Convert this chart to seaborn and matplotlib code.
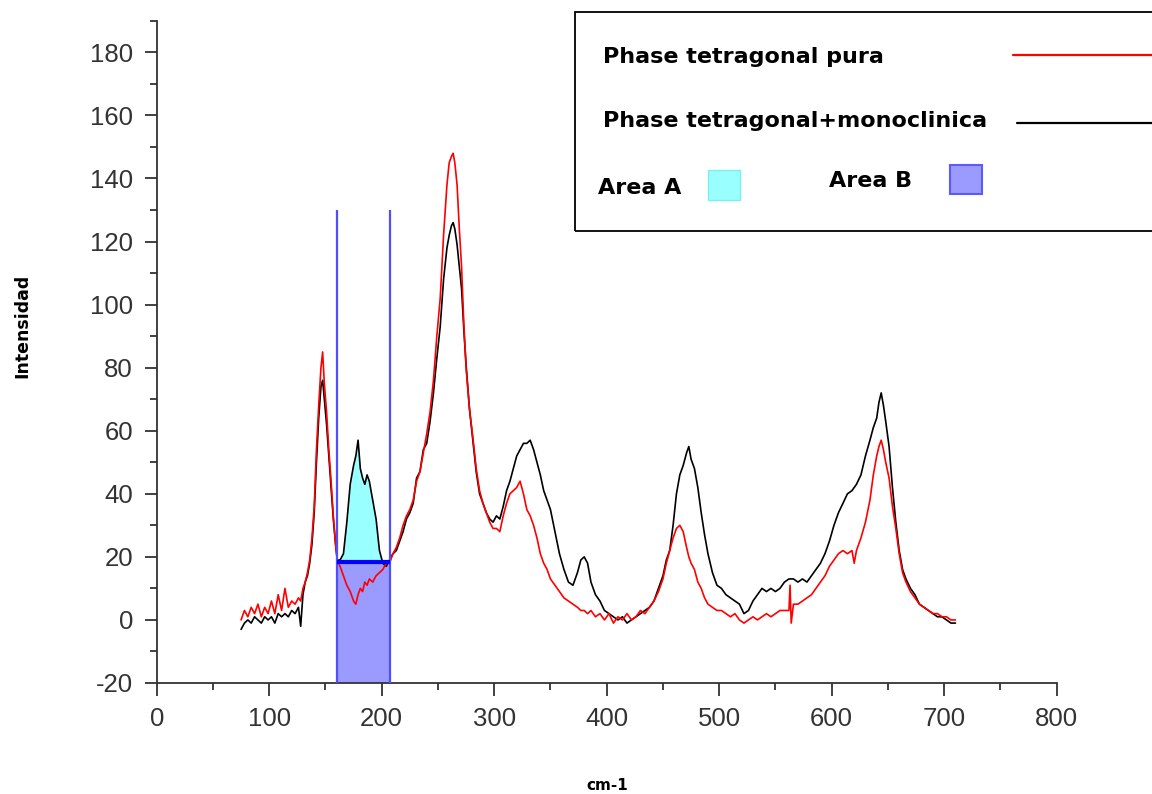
import matplotlib
matplotlib.use("Agg")
import matplotlib.pyplot as plt
import numpy as np
import pandas as pd
import seaborn as sns
from matplotlib.patches import Rectangle
from matplotlib.lines import Line2D
from matplotlib.ticker import MultipleLocator

# ---------------- data ----------------
wavenumber = [75, 78, 81, 84, 87, 90, 93, 96, 99, 102, 105, 108, 111, 114, 117, 120, 123, 126, 128,
              130, 132, 134, 136, 138, 140, 142, 144, 146, 147.5, 149, 151, 153, 155, 157, 159, 160.5,
              163, 166, 169, 172, 175, 177, 179, 181, 183, 185, 187, 189, 192, 195, 198, 201, 204, 207,
              210, 213, 216, 219, 222, 225, 228, 231, 234, 237, 240, 243, 246, 249, 252, 255, 258, 260,
              262, 263.5, 265, 267, 269, 271, 273, 275, 278, 281, 284, 287, 290, 293, 296, 299, 302,
              305, 308, 311, 314, 317, 320, 323, 326, 329, 332, 335, 338, 341, 344, 347, 350, 354, 358,
              362, 366, 370, 374, 377, 380, 383, 386, 390, 394, 398, 402, 406, 410, 414, 418, 422, 426,
              430, 434, 438, 442, 446, 450, 453, 456, 459, 462, 465, 468, 471, 473, 475, 478, 481, 484,
              487, 490, 494, 498, 502, 506, 510, 514, 518, 522, 526, 530, 534, 538, 542, 546, 550, 554,
              558, 562, 563, 564, 566, 570, 574, 578, 582, 586, 590, 594, 598, 602, 606, 610, 614, 618,
              620, 622, 626, 630, 634, 637, 640, 642, 644, 646, 648, 651, 654, 657, 660, 663, 666, 670,
              674, 678, 682, 686, 690, 694, 698, 702, 706, 710]

tetragonal_pura = [0, 3, 1, 4, 2, 5, 1, 4, 2, 6, 2, 8, 3, 10, 4, 6, 5, 7, 6,
                   10, 12, 15, 19, 26, 36, 54, 68, 80, 85, 75, 66, 54, 44, 33, 24, 19,
                   17, 14, 11, 9, 6, 5, 8, 10, 9, 12, 11, 13, 12, 14, 15, 16, 18, 18,
                   21, 23, 26, 30, 33, 35, 38, 44, 47, 53, 59, 66, 76, 90, 102, 122, 138, 145,
                   147, 148, 145, 138, 124, 112, 94, 80, 67, 58, 48, 41, 37, 34, 31, 29, 29,
                   28, 33, 37, 40, 41, 42, 44, 40, 35, 33, 30, 26, 21, 18, 16, 13, 11, 9,
                   7, 6, 5, 4, 3, 3, 2, 3, 1, 2, 0, 2, -1, 1, 0, 2, 0, 1,
                   3, 2, 4, 6, 9, 13, 18, 22, 26, 29, 30, 28, 23, 20, 18, 16, 12, 10,
                   7, 5, 4, 3, 3, 2, 1, 2, 0, -1, 0, 1, 0, 1, 2, 1, 2, 3,
                   3, 3, 11, -1, 5, 5, 6, 7, 8, 10, 12, 14, 17, 19, 21, 22, 21, 22,
                   18, 22, 26, 31, 38, 46, 52, 55, 57, 54, 50, 45, 36, 29, 21, 15, 12, 9,
                   7, 5, 4, 3, 2, 2, 1, 1, 0, 0]

tetragonal_monoclinica = [-3, -1, 0, -1, 1, 0, -1, 1, 0, 1, -1, 2, 1, 2, 1, 3, 2, 4, -2,
                          8, 12, 14, 18, 24, 34, 50, 64, 74, 76, 70, 62, 52, 42, 32, 24, 19,
                          19, 21, 31, 43, 49, 52, 57, 48, 45, 43, 46, 44, 38, 32, 22, 18, 17, 19,
                          21, 22, 25, 28, 32, 34, 37, 45, 47, 54, 56, 63, 72, 83, 93, 108, 118, 122,
                          125, 126, 124, 119, 112, 105, 92, 81, 67, 57, 47, 40, 37, 34, 32, 31, 33,
                          32, 36, 41, 44, 48, 52, 54, 56, 56, 57, 54, 50, 46, 41, 38, 35, 28, 21,
                          16, 12, 11, 15, 19, 20, 18, 12, 8, 6, 3, 2, 1, 0, 1, -1, 0, 1,
                          2, 3, 4, 6, 10, 14, 19, 22, 30, 40, 46, 49, 53, 55, 51, 48, 42, 34,
                          27, 21, 15, 11, 10, 8, 7, 6, 5, 2, 3, 6, 8, 10, 9, 10, 9, 10,
                          12, 13, 13, 13, 13, 12, 13, 12, 14, 16, 18, 21, 25, 30, 34, 37, 40, 41,
                          42, 43, 46, 52, 57, 61, 64, 69, 72, 68, 63, 55, 42, 31, 22, 16, 13, 10,
                          8, 5, 4, 3, 2, 1, 1, 0, -1, -1]

area_left = 160.5      # cm-1
area_right = 207.0     # cm-1
area_baseline = 18.5   # Intensidad
marker_top = 130.0     # top of the vertical marker lines

x_ticks = [0, 100, 200, 300, 400, 500, 600, 700, 800]
y_ticks = [-20, 0, 20, 40, 60, 80, 100, 120, 140, 160, 180]

legend_labels = ["Phase tetragonal pura", "Phase tetragonal+monoclinica", "Area A", "Area B"]

# ---------------- style ----------------
sns.set_style("ticks")
plt.rcParams["font.family"] = ["Liberation Sans", "DejaVu Sans"]
plt.rcParams["axes.unicode_minus"] = False

W, H = 1152, 794
fig = plt.figure(figsize=(W / 100, H / 100), dpi=100)
ax = fig.add_axes([156.7 / W, 1 - 683 / H, (1056.7 - 156.7) / W, (683 - 20.8) / H])

df_k = pd.DataFrame({"cm": wavenumber, "I": tetragonal_monoclinica})
df_r = pd.DataFrame({"cm": wavenumber, "I": tetragonal_pura})

# Area B (rectangle under the baseline)
ax.fill_between([area_left, area_right], [y_ticks[0]] * 2, [area_baseline] * 2,
                color="#9a9aff", lw=0, zorder=1)
# Area A (between black curve and baseline)
xa = np.array(wavenumber, dtype=float)
ya = np.array(tetragonal_monoclinica, dtype=float)
m = (xa >= area_left) & (xa <= area_right)
ax.fill_between(xa[m], ya[m], area_baseline, where=ya[m] >= area_baseline,
                interpolate=True, color="#99ffff", lw=0, zorder=1)

sns.lineplot(data=df_k, x="cm", y="I", color="black", lw=1.2, ax=ax,
             estimator=None, sort=False, zorder=3)
sns.lineplot(data=df_r, x="cm", y="I", color="#ff0000", lw=1.2, ax=ax,
             estimator=None, sort=False, zorder=4)

ax.vlines([area_left, area_right], y_ticks[0], marker_top, color="#4f4fff", lw=1.6, zorder=5)
ax.hlines(area_baseline, area_left, area_right, color="#0000ff", lw=3, zorder=6)

ax.set_xlim(0, 800)
ax.set_ylim(-20, 190)
ax.set_xticks(x_ticks)
ax.set_yticks(y_ticks)
ax.xaxis.set_minor_locator(MultipleLocator(50))
ax.yaxis.set_minor_locator(MultipleLocator(10))
ax.tick_params(which="major", length=9, width=1.3, direction="out", color="#333333",
               labelsize=18.5, labelcolor="#333333", pad=8)
ax.tick_params(which="minor", length=5, width=1.3, direction="out", color="#333333")
sns.despine(ax=ax)
for s in ("left", "bottom"):
    ax.spines[s].set_linewidth(1.3)
    ax.spines[s].set_color("#333333")
ax.set_xlabel("")
ax.set_ylabel("")

fig.text(22 / W, 1 - 326 / H, "Intensidad", rotation=90, ha="center", va="center",
         fontsize=12.5, fontweight="bold", family="DejaVu Sans", color="black")
fig.text(607 / W, 1 - 785 / H, "cm-1", ha="center", va="center",
         fontsize=11, fontweight="bold", family="DejaVu Sans", color="black")

# ---------------- legend box ----------------
fig.add_artist(Rectangle((575 / W, 1 - 231 / H), 0.6, (231 - 12) / H, transform=fig.transFigure,
                         fill=False, ec="black", lw=1.3))
tk = dict(fontsize=16, fontweight="bold", family="DejaVu Sans", va="center", ha="left",
          color="black")
fig.text(603 / W, 1 - 57 / H, legend_labels[0], **tk)
fig.text(603 / W, 1 - 121 / H, legend_labels[1], **tk)
fig.text(598 / W, 1 - 188 / H, legend_labels[2], **tk)
fig.text(829 / W, 1 - 181 / H, legend_labels[3], **tk)
fig.add_artist(Line2D([1013 / W, 1.0], [1 - 55 / H] * 2, color="#ff0000", lw=1.6,
                      transform=fig.transFigure))
fig.add_artist(Line2D([1017 / W, 1.0], [1 - 123 / H] * 2, color="black", lw=1.6,
                      transform=fig.transFigure))
fig.add_artist(Rectangle((708 / W, 1 - 200 / H), 32 / W, 30 / H, transform=fig.transFigure,
                         fc="#99ffff", ec="#77f0f0", lw=1))
fig.add_artist(Rectangle((950 / W, 1 - 194 / H), 32 / W, 29 / H, transform=fig.transFigure,
                         fc="#9a9aff", ec="#5a5aff", lw=1.5))

fig.savefig("out.png", dpi=100)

• **TASK GOAL**
Locate each line with the word "seaborn" and copy it.

• **FINAL RESULT**
Convert this chart to seaborn and matplotlib code.
import seaborn as sns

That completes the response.